Serenity High is the oldest substance-abuse recovery public high school in Texas. It is located in McKinney North High School It was founded in 1999 as a partnership between the McKinney Independent School District and the Avenues Counseling Center in McKinney, Texas, and serves several school districts in and around Collin County, Texas. As of November 2008, it has served over 150 graduates from over 25 high schools. In 2017, Secondary School moved in McKinney North High School.

The school was rated Academically Acceptable in the 2009 TEA accountability rating.

==Academics==
Serenity High offers traditional instruction, self-paced studies, online instruction, and dual-credit instruction in conjunction with Collin College. It has a student-teacher ratio of 10 to 1.

==Funding==
Serenity High School is funded through the McKinney ISD, state funding, and private fundraising. Out-of-district students pay tuition or have their local school districts pay tuition on their behalf.

In 2002 and 2003, the school district considered closing the school due to costs. Private funds kept it open.

In the fall of 2003, the school received a $160,000 grant from the Texas Education Agency.

As of November 2008, private fundraising efforts included an annual golf tournament.

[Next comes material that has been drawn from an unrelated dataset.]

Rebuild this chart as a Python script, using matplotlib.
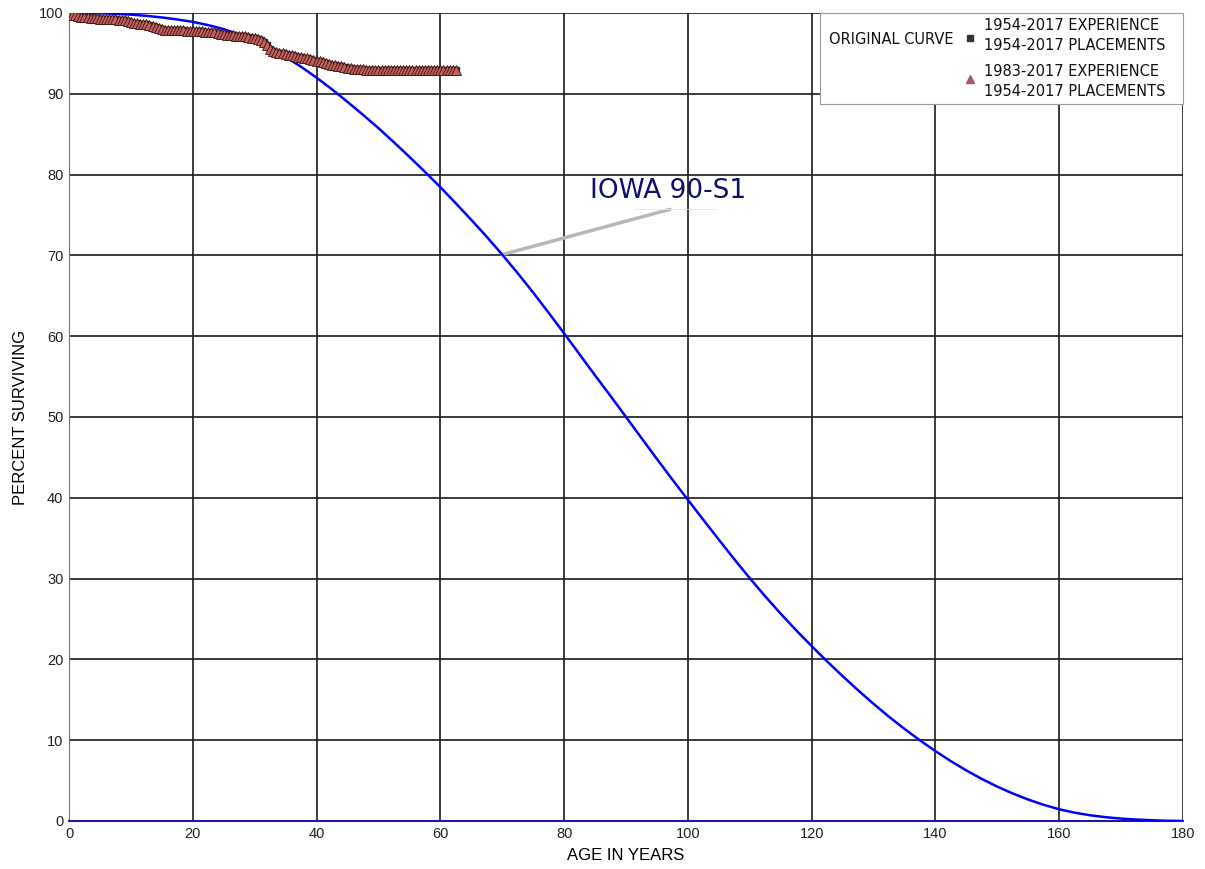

==Affiliations and accreditations==
The school is in the McKinney Independent School District and is affiliated with the Association of Recovery Schools. In addition, students from the Anna ISD, Blue Ridge ISD, Community ISD, Farmersville ISD, Frisco ISD, Gunter ISD, Melissa ISD, Plano ISD, Rockwall ISD, and Wylie ISD may attend without paying out-of-district tuition. The school is accredited by the State of Texas but did not receive a rating for the 2007-2008 school year

==See also==
- McKinney North High School
- McKinney ISD

==National attention==
In 2002, federal officials considering creating similar schools in the United States said the school could serve as a national model.